Germany’s ageing population and rapidly outdating economic structures are putting its future growth at risk, the country’s top economic advisors warned on Wednesday, stressing that it must also draw in more private capital from other European countries.
Plagued by soaring energy costs and high interest rates for German industry following Russia’s war in Ukraine, the German economy is expected to shrink this year.
But the economy could be affected even beyond that, the government’s economic advisory body, the Council of Economic Experts, warned in its annual report published on Wednesday.
“Mid-term obstacles to growth are much more important than the current economic weakness,” Veronika Grimm, one of the five council members, said on Wednesday.
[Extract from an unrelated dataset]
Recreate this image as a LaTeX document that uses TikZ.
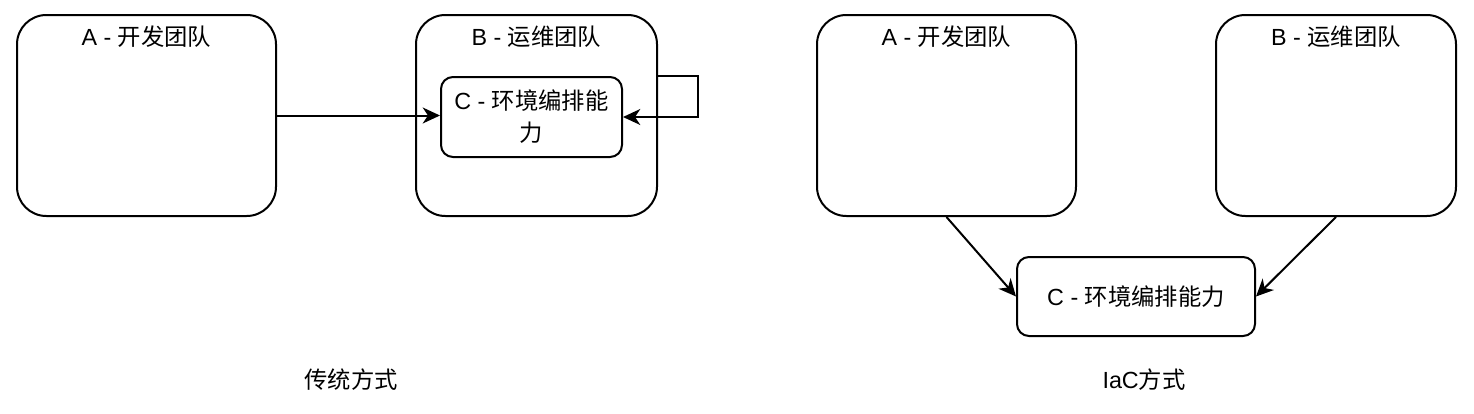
\documentclass[tikz,border=0pt]{standalone}
\usepackage{fontspec}
\newfontfamily\cjk{Noto Sans CJK SC}
\newfontfamily\lat{Liberation Sans}
\usepackage{tikz}
\usetikzlibrary{arrows.meta, positioning}
\tikzstyle{team} = [draw, line width=1.5pt, rounded corners=22pt, minimum height=150.75pt, inner sep=0pt]
\tikzstyle{teamlabel} = [anchor=center, yshift=-17pt]
\tikzstyle{task} = [draw, line width=1.5pt, rounded corners=9pt, align=center, inner sep=0pt]
\tikzstyle{flow} = [line width=1.5pt, -{Stealth[length=13pt,width=12pt,inset=4pt]}]

\begin{document}
\begin{tikzpicture}[x=0.75pt, y=-0.75pt, font=\cjk\fontsize{17.5}{24}\selectfont]
		\useasboundingbox (0,0) rectangle (1474,414);
		% traditional
		\node[team, minimum width=194.25pt, label={[teamlabel]north:{\lat A - }开发团队}] (dev) at (146.5,115.5) {};		% A
		\node[team, minimum width=180.75pt, label={[teamlabel]north:{\lat B - }运维团队}] (ops) at (536.5,115.5) {};		% B
		\node[task, minimum width=135.75pt, minimum height=60pt] (env) at (531.5,117) {{\lat C - }环境编排能\\力};		% C innerhalb B
		\node (old) at (351,380) {传统方式};
		
		% IaC
		\node[team, minimum width=194.25pt, label={[teamlabel]north:{\lat A - }开发团队}] (dev2) at (946.5,115.5) {};
		\node[team, minimum width=180pt, label={[teamlabel]north:{\lat B - }运维团队}] (ops2) at (1336,115.5) {};
		\node[task, minimum width=178.5pt, minimum height=59.25pt] (env2) at (1136,296.5) {{\lat C - }环境编排能力};
		\node (iac) at (1144,380) {{\lat IaC}方式};
		
		% arrows
		\draw[flow] (dev.east) -- (dev.east -| env.west);
		\draw[flow] (ops.east |- env.north) -- ++(40,0) |- (env.east);
		\draw[flow] (dev2.south) -- (env2.west);
		\draw[flow] (ops2.south) -- (env2.east);
\end{tikzpicture}
\end{document}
Dragging growth is a general lack of economic dynamism and investment malaise, according to the report, which points to an ageing population, low productivity growth, outdated industrial capital stock and the absence of young, innovative companies as issues that need to be addressed.
While German AI startup Aleph Alpha recently made headlines by raising $500 million in venture capital, such successful innovation and investment cases are the exception, the experts said.
EU capital markets union needed
Asked by Euractiv, Ulrike Malmendier, another member of the Council, acknowledged that EU member states have started to inject more money into the economy but argued that encouraging more large-scale private investment has a crucial role to play, as it accounts for 90% of investment.
“We were wondering why (…) those few successful, new companies that actually create growth leave Germany – [the answer is] because there is not enough funding,” Malmendier said.
The Council thus pointed to the need to unlock the potential of cross-European investment, as European investors continue to invest predominantly in their own countries. ECB indices show that the integration of European capital markets has not returned to pre-financial crisis levels.
Germany would need to “finally promote the urgently needed harmonisation of capital markets regulation in Europe”, Malmendier urged.
However, capital funding generally remains a relatively marginal issue within the ruling coalition.
It has previously shown some awareness of the issue as it is looking to pass a bundle of measures to encourage domestic capital investment, dubbed the Future Funding Act.
However, the legislation is mainly a pet project of the junior coalition member, the pro-business FDP (Renew), with Chancellor Olaf Scholz (SPD/S&D) preferring to highlight his government’s own investments at the presentation of the report on Wednesday.
Beyond the matter of capital access, the council pointed to the need to accelerate planning processes and emphasised the opportunities from migration and productivity-increasing technologies such as AI to tackle the challenges of a loss of productivity and an ageing population.